Republicans struggle to maintain viability

Author: Kelly Janis

Poised on the brink of her 80th birthday, Sally Foley has spent several decades witnessing the evolution of the local Republican party of which she is chairwoman with increasing dismay.

"You have people who are concerned about saying they're Republican, because people will come to you and say, 'you're a Republican? I won't do business with you,'" Foley said. "That has never happened in the past. Never. And it's happening now."

When the town of Middlebury's Republicans convened on April 14 for a caucus to elect delegates for the May 17 state convention, a mere 10 residents attended.

"I would attribute the decline in the party to the stupidity of people who don't understand what the Republicans believe," said Dick Calhoun. "Vermont is very, very liberal. Most of these liberal Vermonters are people from out of state. They're not native Vermonters. They're people who have come in during the past 20 years with highfalutin beliefs. They say, 'let's do it the way we did it in New Jersey!'"

Like Calhoun, Foley finds the dwindling party numbers and lack of balance between he parties worrisome.

"My fear is that the Republican party here in Vermont is being changed to the degree that we don't have the numbers of people who will even declare that they are Republicans," Foley said. "And that's sad. Because to have our democracy and our federation go forward, we have to have a strong two-party system, where people have a discourse with dignity and equal share, instead of bombastic rhetoric."

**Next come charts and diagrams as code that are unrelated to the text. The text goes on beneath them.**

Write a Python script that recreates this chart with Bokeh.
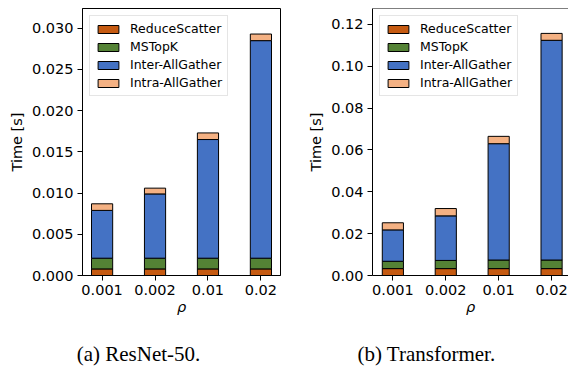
from bokeh.plotting import figure
from bokeh.layouts import row, column
from bokeh.models import (Range1d, FixedTicker, NumeralTickFormatter, Legend, LegendItem,
                          Label, Span, ColumnDataSource)
from bokeh.embed import file_html
from bokeh.resources import INLINE

rho = ["0.001", "0.002", "0.01", "0.02"]
series = ["ReduceScatter", "MSTopK", "Inter-AllGather", "Intra-AllGather"]
colors = ["#c55a11", "#548235", "#4472c4", "#f4b183"]
captions = ["(a) ResNet-50.", "(b) Transformer."]

# ResNet-50 (segment heights, seconds)
resnet_reduce = [0.0008, 0.0008, 0.0008, 0.0008]
resnet_mstopk = [0.0013, 0.0013, 0.0013, 0.0013]
resnet_inter = [0.0058, 0.0078, 0.0144, 0.0264]
resnet_intra = [0.0008, 0.0007, 0.0008, 0.0008]
resnet_yticks = [0.0, 0.005, 0.010, 0.015, 0.020, 0.025, 0.030]

# Transformer
trans_reduce = [0.0033, 0.0033, 0.0033, 0.0033]
trans_mstopk = [0.0035, 0.0039, 0.0041, 0.0041]
trans_inter = [0.0150, 0.0213, 0.0556, 0.1050]
trans_intra = [0.0034, 0.0035, 0.0035, 0.0033]
trans_yticks = [0.0, 0.02, 0.04, 0.06, 0.08, 0.10, 0.12]

FONT = "DejaVu Sans"
H_MAIN = 330
H_CAP = 37


def make(width, mbl, mbr, xr, yr, yticks, yfmt, vals):
    xs = list(range(len(rho)))
    src = ColumnDataSource(dict(x=xs, **{s: v for s, v in zip(series, vals)}))
    p = figure(width=width, height=H_MAIN, output_backend="svg", toolbar_location=None,
               x_range=Range1d(*xr), y_range=Range1d(*yr),
               min_border_left=mbl, min_border_right=mbr, min_border_top=8,
               min_border_bottom=55)
    rs = p.vbar_stack(series, x="x", width=0.4, source=src, fill_color=colors,
                      line_color="black", line_width=1)
    p.xgrid.visible = False
    p.ygrid.visible = False
    p.background_fill_color = "white"
    p.border_fill_color = "white"
    p.outline_line_color = "black"
    p.outline_line_width = 1

    for ax in (p.xaxis[0], p.yaxis[0]):
        ax.axis_line_color = "black"
        ax.major_tick_line_color = "black"
        ax.major_tick_out = 5
        ax.major_tick_in = 0
        ax.minor_tick_line_color = None
        ax.major_label_text_font = FONT
        ax.major_label_text_font_size = "14.5px"
        ax.major_label_text_color = "black"
        ax.major_label_standoff = 4
        ax.axis_label_text_font = FONT
        ax.axis_label_text_font_size = "14.5px"
        ax.axis_label_text_color = "black"

    p.xaxis.ticker = FixedTicker(ticks=xs)
    p.xaxis.major_label_overrides = {i: r for i, r in enumerate(rho)}
    p.xaxis.axis_label = "ρ"
    p.xaxis.axis_label_text_font_style = "italic"
    p.xaxis.axis_label_standoff = 1

    p.yaxis.ticker = FixedTicker(ticks=yticks)
    p.yaxis.formatter = NumeralTickFormatter(format=yfmt)
    p.yaxis.axis_label = "Time [s]"
    p.yaxis.axis_label_text_font_style = "normal"
    p.yaxis.axis_label_standoff = 4

    legend = Legend(items=[LegendItem(label=s, renderers=[r]) for s, r in zip(series, rs)],
                    location="top_left", margin=7, padding=5, spacing=3,
                    glyph_width=26, glyph_height=10, label_height=15,
                    label_standoff=9,
                    label_text_font=FONT, label_text_font_size="12.5px",
                    label_text_color="black",
                    border_line_color="#cccccc", border_line_width=1,
                    background_fill_alpha=0.8)
    p.add_layout(legend)
    return p


def make_caption(width, text, cx):
    c = figure(width=width, height=H_CAP, output_backend="svg", toolbar_location=None,
               min_border=0, x_range=Range1d(0, 1), y_range=Range1d(0, 1))
    c.axis.visible = False
    c.grid.visible = False
    c.outline_line_color = None
    c.background_fill_color = "white"
    c.border_fill_color = "white"
    c.add_layout(Label(text=text, x=cx, y=14, x_units="screen", y_units="screen",
                       text_align="center", text_baseline="alphabetic",
                       text_font="Liberation Serif", text_font_size="21px",
                       text_color="black"))
    return c


p1 = make(290, 82, 10, (-0.37, 3.37), (0, 0.0324), resnet_yticks, "0.000",
          [resnet_reduce, resnet_mstopk, resnet_inter, resnet_intra])
p2 = make(278, 82, 0, (-0.385, 3.32), (0, 0.1276), trans_yticks, "0.00",
          [trans_reduce, trans_mstopk, trans_inter, trans_intra])
p2.outline_line_color = None
p2.add_layout(Span(location=0.1276, dimension="width", line_color="black", line_width=1))

c1 = make_caption(290, captions[0], 138)
c2 = make_caption(278, captions[1], 136)

layout = column(row(p1, p2), row(c1, c2))
open("out.html", "w").write(file_html(layout, INLINE))
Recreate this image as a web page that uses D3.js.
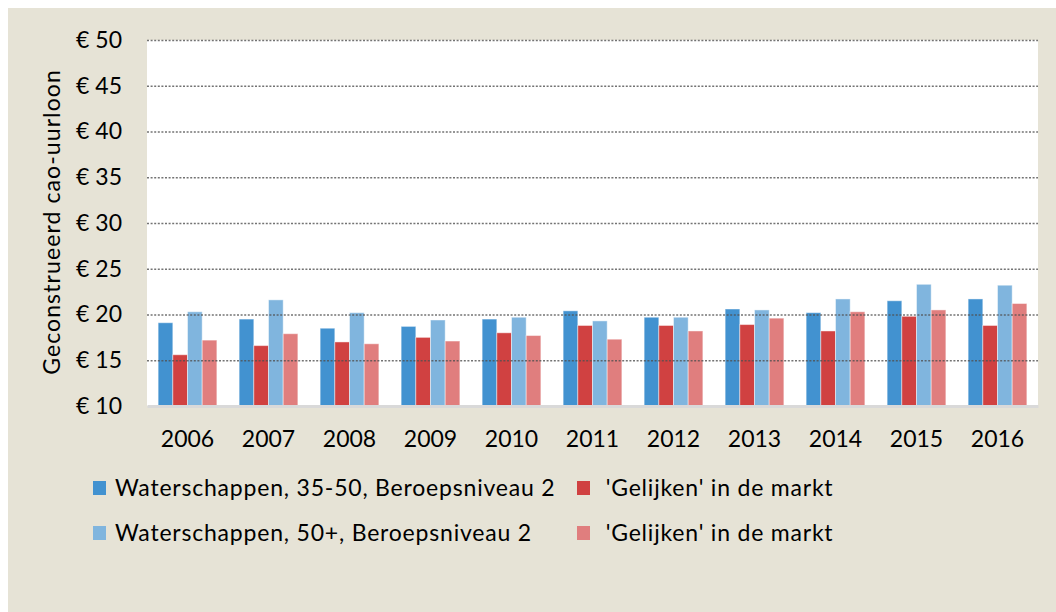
<!DOCTYPE html>
<html>
<head>
<meta charset="utf-8">
<script src="https://cdn.jsdelivr.net/npm/d3@7"></script>
<style>
  html, body { margin: 0; padding: 0; background: #ffffff; }
  svg { display: block; }
  text { font-family: Lato, "Open Sans", "Liberation Sans", sans-serif; fill: #000; }
</style>
</head>
<body>
<svg id="chart" width="1056" height="612"></svg>
<script>
// Jaren op de x-as
const years = ['2006', '2007', '2008', '2009', '2010', '2011', '2012', '2013', '2014', '2015', '2016'];

// Reeksnamen zoals in de legenda
const seriesNames = [
  'Waterschappen, 35-50, Beroepsniveau 2',
  " 'Gelijken' in de markt",
  'Waterschappen, 50+, Beroepsniveau 2',
  " 'Gelijken' in de markt"
];

// Geconstrueerd cao-uurloon per jaar (euro)
const waterschappen3550 = [19.1, 19.5, 18.5, 18.7, 19.5, 20.4, 19.7, 20.6, 20.2, 21.5, 21.7];
const gelijken3550      = [15.6, 16.6, 17.0, 17.5, 18.0, 18.8, 18.8, 18.9, 18.2, 19.8, 18.8];
const waterschappen50   = [20.3, 21.6, 20.2, 19.4, 19.7, 19.3, 19.7, 20.5, 21.7, 23.3, 23.2];
const gelijken50        = [17.2, 17.9, 16.8, 17.1, 17.7, 17.3, 18.2, 19.6, 20.3, 20.5, 21.2];

// Y-as
const yTicks = [10, 15, 20, 25, 30, 35, 40, 45, 50];
const yTitle = 'Geconstrueerd cao-uurloon';

const seriesValues = [waterschappen3550, gelijken3550, waterschappen50, gelijken50];
const colors = ['#4292d0', '#d04141', '#80b5de', '#e07e7e'];

const svg = d3.select('#chart');

// achtergrondpaneel
svg.append('rect')
  .attr('x', 8).attr('y', 8)
  .attr('width', 1048).attr('height', 604)
  .attr('fill', '#e6e3d6');

const plot = { left: 147, right: 1038, top: 40, bottom: 406 };

// wit plotvlak
svg.append('rect')
  .attr('x', plot.left).attr('y', plot.top)
  .attr('width', plot.right - plot.left).attr('height', plot.bottom - plot.top)
  .attr('fill', '#ffffff');

const x0 = d3.scaleBand()
  .domain(years)
  .range([plot.left, plot.right])
  .paddingInner(0.275)
  .paddingOuter(0.1375);

const x1 = d3.scaleBand()
  .domain(d3.range(seriesValues.length))
  .range([0, x0.bandwidth()]);

const y = d3.scaleLinear()
  .domain([d3.min(yTicks), d3.max(yTicks)])
  .range([plot.bottom, plot.top]);

// staven
const groups = svg.append('g').selectAll('g')
  .data(years)
  .join('g')
  .attr('transform', d => `translate(${x0(d)},0)`);

groups.selectAll('rect')
  .data((d, i) => seriesValues.map((vals, s) => ({ s, v: vals[i] })))
  .join('rect')
  .attr('x', d => x1(d.s))
  .attr('y', d => y(d.v))
  .attr('width', x1.bandwidth())
  .attr('height', d => y(yTicks[0]) - y(d.v))
  .attr('fill', d => colors[d.s])
  .attr('stroke', 'rgba(255,255,255,0.45)')
  .attr('stroke-width', 1);

// gestippelde rasterlijnen
svg.append('g')
  .attr('transform', `translate(${plot.left},0)`)
  .call(d3.axisLeft(y)
    .tickValues(yTicks.slice(1))
    .tickSize(-(plot.right - plot.left))
    .tickFormat(''))
  .call(g => g.select('.domain').remove())
  .call(g => g.selectAll('.tick line')
    .attr('stroke', 'rgba(80,80,80,0.8)')
    .attr('stroke-width', 1.6)
    .attr('stroke-dasharray', '2,1.6'));

// y-as labels
svg.append('g')
  .attr('transform', `translate(${plot.left},0)`)
  .call(d3.axisLeft(y)
    .tickValues(yTicks)
    .tickSize(0)
    .tickPadding(25)
    .tickFormat(d => '€ ' + d))
  .call(g => g.select('.domain').remove())
  .call(g => g.selectAll('text')
    .attr('font-size', 23)
    .attr('font-family', 'Lato, sans-serif')
    .attr('fill', '#000'));

// x-as
svg.append('g')
  .attr('transform', `translate(0,${plot.bottom})`)
  .call(d3.axisBottom(x0).tickSize(0).tickPadding(25))
  .call(g => g.select('.domain')
    .attr('stroke', '#d9d9d9')
    .attr('stroke-width', 3))
  .call(g => g.selectAll('text')
    .attr('font-size', 23)
    .attr('font-family', 'Lato, sans-serif')
    .attr('fill', '#000'));

// y-as titel
svg.append('text')
  .attr('transform', `translate(60,${(plot.top + plot.bottom) / 2 - 1}) rotate(-90)`)
  .attr('text-anchor', 'middle')
  .attr('font-size', 23)
  .attr('letter-spacing', 1.1)
  .text(yTitle);

// legenda
const legendCols = [93, 577];
const legendRows = [488, 533];
const legend = svg.append('g');
seriesNames.forEach((name, i) => {
  const lx = legendCols[i % 2];
  const ly = legendRows[Math.floor(i / 2)];
  legend.append('rect')
    .attr('x', lx).attr('y', ly - 7)
    .attr('width', 13).attr('height', 14)
    .attr('fill', colors[i]);
  legend.append('text')
    .attr('x', lx + 22).attr('y', ly)
    .attr('dy', '0.35em')
    .attr('font-size', 23)
    .attr('letter-spacing', 0.8)
    .style('white-space', 'pre')
    .text(name);
});
</script>
</body>
</html>
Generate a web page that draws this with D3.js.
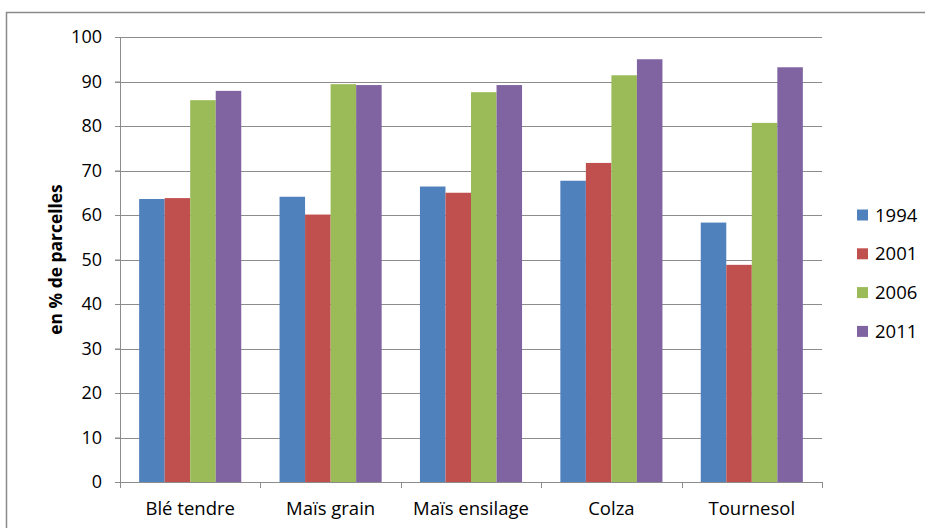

Others recalled a bygone era when the ranks were strong and when the current switch in the numbers seemed nearly laughable.

"Twenty years ago, when we would have this caucus, there would be 30 or 40 people there," Selectman Don Keeler said. "The Democrats used to meet in the phone booth across town," he joked. "Now it's the reverse. But there are a few good Republicans who hang in there, proud to be Republicans."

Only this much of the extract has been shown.